I doubt if I could have chosen a more terroristic way of spending this 9/11, the 15th anniversary of the fall of the Twin Towers, but due to a coincidence of the Muslim lunar and the Christian solar calendars, I spent this day in the plain of Arafat with three million other Muslims, instead of some other commemorative activity, like a candlelight vigil.

I chose this year for the Hajj, of which this is the focus, ignorant even that there was a chance of the dates coinciding. As a result, Last Sunday, there I was, seeking the mercy of the Almighty, for a lifetime’s sins of commission and omission, and not a mention of 9/11 did I make. Why not? Because I didn’t feel responsible.

This was though the people fighting the terrorism that had caused 9/11 were being mistreated by the Highway Police, supposedly a totally honest and un-police-like body. The SSG personnel supposedly responsible for kidnapping an NHP inspector and roughing him up are being castigated, even though they were only obeying orders and following the example of another SSG man, Gen Pervez Musharraf, who did to the then elected government what they did to the policemen.

This was the Big One, the proverbial irresistible force meeting the immoveable object. Police versus Army. And not some backwoods cop meeting some poor broken-down old soldier, but the elite of the two institutions, the Motorway Police versus the SSG. From the social media noise, it seems twoviews were emerging. One was that the government was attacking the Army; the other was that the Army deserved a break.

Look, this is the Army that has distanced itself from the 1971 disaster, so it seems logical for it to think a bye was there for the taking over the actions of mere captains. The police is understandably frustrated, because its usual method, of killing the criminals and then announcing they were being freed by accomplices, could not be used. The publicity means also that the usual police method of solving any problem, by taking a backhander, cannot be practiced. In fact, the registration of a case by the district police was probably so they could get a share of any money flying around.

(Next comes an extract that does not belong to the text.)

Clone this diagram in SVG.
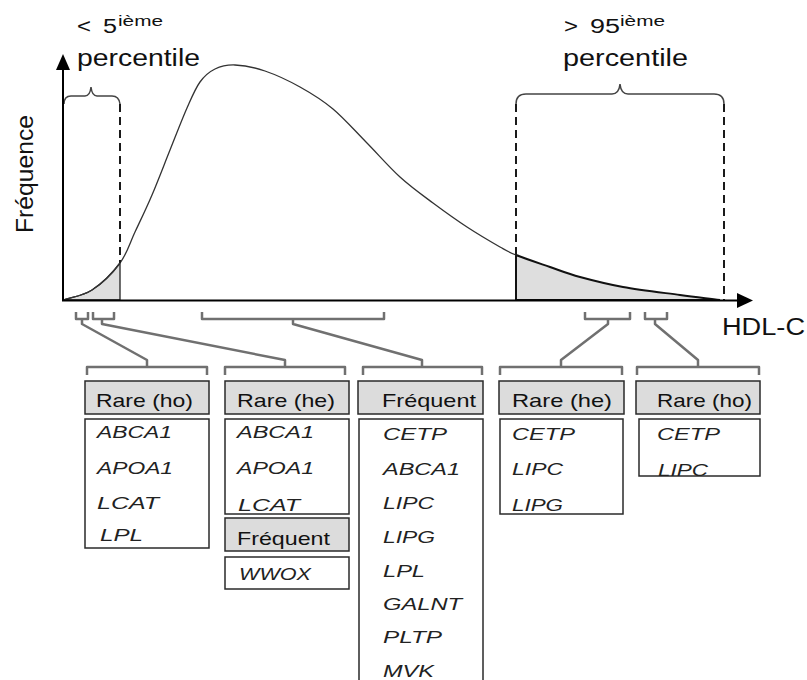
<svg xmlns="http://www.w3.org/2000/svg" width="807" height="680" viewBox="0 0 807 680">
<style>
text { font-family: "Liberation Sans", Arial, sans-serif; fill: #111; }
.big { font-size: 23px; }
.sm { font-size: 20px; }
.sup { font-size: 15px; }
.hdr { font-size: 19px; }
.gene { font-size: 16px; font-style: italic; fill: #222; }
.hbox { fill: #dcdcdc; stroke: #2a2a2a; stroke-width: 1.5; }
.lbox { fill: #ffffff; stroke: #2a2a2a; stroke-width: 1.5; }
.axis { stroke: #000; stroke-width: 2; fill: none; }
.dash { stroke: #1a1a1a; stroke-width: 2; stroke-dasharray: 8 5; fill: none; }
.brace { stroke: #444; stroke-width: 1.5; fill: none; }
.conn { stroke: #707070; stroke-width: 2.5; fill: none; stroke-linejoin: round; }
</style>

<g id="distribution">
  <path d="M63,300 C72.7,296.7 82.5,296.2 92,290 C101.5,283.8 112.8,272.7 120,263 L120,300 Z" fill="#dedede" stroke="#222" stroke-width="1.3"/>
  <path d="M516,255 C524.3,258.3 539.3,263.3 550,267 C560.7,270.7 567.8,273.7 580,277 C592.2,280.3 606.3,284 623,287 C639.7,290 663.8,292.8 680,295 C696.2,297.2 706.7,298.3 720,300 L516,300 Z" fill="#dedede" stroke="#111" stroke-width="2"/>
  <path d="M63,300 C72.7,296.7 82.5,296.2 92,290 C101.5,283.8 112.8,272.7 120,263 C127.2,253.3 129.7,243.3 135,232 C140.3,220.7 146.2,208.7 152,195 C157.8,181.3 164.2,164.5 170,150 C175.8,135.5 182,119.3 187,108 C192,96.7 195.3,88.5 200,82 C204.7,75.5 209.2,71.8 215,69 C220.8,66.2 226.7,64.7 235,65 C243.3,65.3 254.2,67.3 265,71 C275.8,74.7 288.7,80.7 300,87 C311.3,93.3 322,99.8 333,109 C344,118.2 354.8,130.7 366,142 C377.2,153.3 388.8,166.8 400,177 C411.2,187.2 421.8,194.7 433,203 C444.2,211.3 455.8,219.7 467,227 C478.2,234.3 491.8,242.3 500,247 C508.2,251.7 507.7,251.7 516,255" fill="none" stroke="#333" stroke-width="1.3"/>
  <line class="dash" x1="120" y1="104" x2="120" y2="263"/>
  <line class="dash" x1="516" y1="104" x2="516" y2="255"/>
  <line class="dash" x1="724" y1="104" x2="724" y2="300"/>
  <path class="brace" d="M64,104 Q64,96 71,96 L85,96 Q90,96 91,87 Q92,96 97,96 L112,96 Q119,96 120,104"/>
  <path class="brace" d="M516,104 Q516,94 526,94 L612,94 Q619,94 620,84 Q621,94 628,94 L714,94 Q724,94 724,104"/>
</g>

<g id="axes">
  <line class="axis" x1="63" y1="301" x2="63" y2="68"/>
  <polygon points="56,70 70,70 63,54" fill="#000"/>
  <line class="axis" x1="62" y1="300.5" x2="740" y2="300.5"/>
  <polygon points="737,293 737,308 753,300.5" fill="#000"/>
  <text class="big" transform="translate(33,174) rotate(-90)" text-anchor="middle" textLength="118" lengthAdjust="spacingAndGlyphs">Fréquence</text>
  <text class="big" x="722" y="335" textLength="83" lengthAdjust="spacingAndGlyphs">HDL-C</text>
</g>

<g id="labels">
  <text class="sm" y="33"><tspan x="77" textLength="14" lengthAdjust="spacingAndGlyphs">&lt;</tspan><tspan x="102"> </tspan><tspan x="103" textLength="14" lengthAdjust="spacingAndGlyphs">5</tspan></text>
  <text class="sup" x="118" y="26" textLength="45" lengthAdjust="spacingAndGlyphs">ième</text>
  <text class="big" x="77" y="66" textLength="123" lengthAdjust="spacingAndGlyphs">percentile</text>
  <text class="sm" y="33"><tspan x="564" textLength="14" lengthAdjust="spacingAndGlyphs">&gt;</tspan><tspan x="589"> </tspan><tspan x="590" textLength="30" lengthAdjust="spacingAndGlyphs">95</tspan></text>
  <text class="sup" x="620" y="26" textLength="45" lengthAdjust="spacingAndGlyphs">ième</text>
  <text class="big" x="563" y="66" textLength="125" lengthAdjust="spacingAndGlyphs">percentile</text>
</g>

<g id="connectors">
  <path class="conn" d="M76,312 L76,319 L88,319 L88,312 M82,319 L82,324 L147,360 L147,367"/>
  <path class="conn" d="M93,312 L93,319 L114,319 L114,312 M102,319 L102,324 L285,360 L285,367"/>
  <path class="conn" d="M202,312 L202,319 L384,319 L384,312 M293,319 L293,324 L422,360 L422,367"/>
  <path class="conn" d="M585,312 L585,319 L630,319 L630,312 M608,319 L608,324 L561,360 L561,367"/>
  <path class="conn" d="M645,312 L645,319 L667,319 L667,312 M655,319 L655,324 L698,360 L698,367"/>
  <path class="conn" d="M87,375 L87,367 L207,367 L207,375"/>
  <path class="conn" d="M225,375 L225,367 L345,367 L345,375"/>
  <path class="conn" d="M363,375 L363,367 L482,367 L482,375"/>
  <path class="conn" d="M500,375 L500,367 L622,367 L622,375"/>
  <path class="conn" d="M637,375 L637,367 L759,367 L759,375"/>
</g>

<g id="col1-rare-ho">
  <rect class="hbox" x="85" y="381" width="124" height="33"/>
  <text class="hdr" x="96" y="407" textLength="97" lengthAdjust="spacingAndGlyphs">Rare (ho)</text>
  <rect class="lbox" x="85" y="419" width="124" height="129"/>
  <text class="gene" x="97" y="438" textLength="75" lengthAdjust="spacingAndGlyphs">ABCA1</text>
  <text class="gene" x="97" y="474" textLength="76" lengthAdjust="spacingAndGlyphs">APOA1</text>
  <text class="gene" x="97" y="509" textLength="62" lengthAdjust="spacingAndGlyphs">LCAT</text>
  <text class="gene" x="100" y="541" textLength="43" lengthAdjust="spacingAndGlyphs">LPL</text>
</g>

<g id="col2-rare-he">
  <rect class="hbox" x="225" y="381" width="124" height="33"/>
  <text class="hdr" x="237" y="407" textLength="98" lengthAdjust="spacingAndGlyphs">Rare (he)</text>
  <rect class="lbox" x="225" y="419" width="124" height="95"/>
  <text class="gene" x="237" y="438" textLength="77" lengthAdjust="spacingAndGlyphs">ABCA1</text>
  <text class="gene" x="237" y="474" textLength="77" lengthAdjust="spacingAndGlyphs">APOA1</text>
  <text class="gene" x="238" y="511" textLength="62" lengthAdjust="spacingAndGlyphs">LCAT</text>
  <rect class="hbox" x="225" y="518" width="124" height="33"/>
  <text class="hdr" x="237" y="545" textLength="93" lengthAdjust="spacingAndGlyphs">Fréquent</text>
  <rect class="lbox" x="225" y="557" width="124" height="32"/>
  <text class="gene" x="239" y="580" textLength="72" lengthAdjust="spacingAndGlyphs">WWOX</text>
</g>

<g id="col3-frequent">
  <rect class="hbox" x="358" y="381" width="125" height="33"/>
  <text class="hdr" x="382" y="407" textLength="94" lengthAdjust="spacingAndGlyphs">Fréquent</text>
  <rect class="lbox" x="359" y="419" width="124" height="270"/>
  <text class="gene" x="383" y="440" textLength="64" lengthAdjust="spacingAndGlyphs">CETP</text>
  <text class="gene" x="383" y="475" textLength="77" lengthAdjust="spacingAndGlyphs">ABCA1</text>
  <text class="gene" x="383" y="509" textLength="51" lengthAdjust="spacingAndGlyphs">LIPC</text>
  <text class="gene" x="383" y="543" textLength="52" lengthAdjust="spacingAndGlyphs">LIPG</text>
  <text class="gene" x="383" y="577" textLength="42" lengthAdjust="spacingAndGlyphs">LPL</text>
  <text class="gene" x="383" y="610" textLength="79" lengthAdjust="spacingAndGlyphs">GALNT</text>
  <text class="gene" x="383" y="643" textLength="59" lengthAdjust="spacingAndGlyphs">PLTP</text>
  <text class="gene" x="383" y="677" textLength="51" lengthAdjust="spacingAndGlyphs">MVK</text>
</g>

<g id="col4-rare-he">
  <rect class="hbox" x="499" y="381" width="125" height="33"/>
  <text class="hdr" x="512" y="407" textLength="100" lengthAdjust="spacingAndGlyphs">Rare (he)</text>
  <rect class="lbox" x="500" y="419" width="123" height="95"/>
  <text class="gene" x="512" y="440" textLength="63" lengthAdjust="spacingAndGlyphs">CETP</text>
  <text class="gene" x="512" y="475" textLength="51" lengthAdjust="spacingAndGlyphs">LIPC</text>
  <text class="gene" x="512" y="511" textLength="51" lengthAdjust="spacingAndGlyphs">LIPG</text>
</g>

<g id="col5-rare-ho">
  <rect class="hbox" x="636" y="381" width="124" height="33"/>
  <text class="hdr" x="657" y="407" textLength="95" lengthAdjust="spacingAndGlyphs">Rare (ho)</text>
  <rect class="lbox" x="639" y="419" width="121" height="57"/>
  <text class="gene" x="657" y="440" textLength="63" lengthAdjust="spacingAndGlyphs">CETP</text>
  <text class="gene" x="658" y="476" textLength="50" lengthAdjust="spacingAndGlyphs">LIPC</text>
</g>
</svg>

After the Waqoof-e-Arafat, the Hajj Is over, and yet not over, for there are the Jamraat to be stoned. In between, one must spend a night in the open at Muzdalifa. I wasn’t expecting it, but I slept well that night, perhaps as well as at home, lucky to escape any downpour. I know Makkah is supposed to be a dry place, but I was caught in one downpour, where I was in the midst of the faithful, who continued with their Maghrib prayer, which they must have started with drops fallingas a token of the storm that was to come. Well, if we had caught rain like that, we would have been pretty soggy, but the Almighty was merciful.

After the night in Muzdalifa and the stoning of the Satan comes the tawaf-i-zirat, naturally at the Haram. We went there with a Saudi Arabian taxi-driver, who did not seem a frustrated Formula One driver, as Pakistani drivers are, but a frustrated camel racer, down to the encouraging exclamations meant to egg the camel, or rather car, on to go faster. I asked him about his family, and not only got the information that he had three kids, and that his parents lived with him, while two younger brothers had gone off. A very Pakistani story.

This universality of the family unit stressed one of the messages of Hajj. It is about Ibrahim, but Arafat, where the Parents of all Mankind received the first pardon for their first sin, Mina, where Ibrahim was ready to sacrifice his son (and Ismail to be sacrificed), and Safa and Marwa (Where Hajira ran to and fro in search of water for her babe); all make it about parents and children.

Anyhow, on leaving, we used the services of a Pakistani taxi-driver, with whom I spoke about the Pakistani workers stranded in Saudi Arabia which they couldn’t leave because of arrears of pay, after their construction companies collapsed. They hadn’t collapsed because of the crane collapse disaster last Hajj, or because of the oil pricescollapse, but both put together has made the Saudi government stop construction. Maybe it was the subject, but he showed no inclination to be either a Formula One or a camel racer.

It wasn’t a good time for the police. If the Motorway Police learnt that stopping Army officers in mufti meant a beating, the Sindh Police was learning that arresting MQM MPAs could get you suspended, as SP Malir Rao Anwar was. He had been a particular favourite of the Sindh government, and there was more than a hint of his suspension being despite the military agencies, even though he said KhIzharul Hassan, the MQM Sindh parliamentary leader, was also a leader of target killers. Rao Anwar apparently has it in for the MQM, having held a press conference only last year to say that MQM took money from RAW.

I pity poor KhwajaIzhar, for he will never live down the accusation. I hope he is already married, for now no one is going to give him their daughter. Heck, I hope his wife stays loyal. I’m not sure if a sinner is owed any loyalty, though.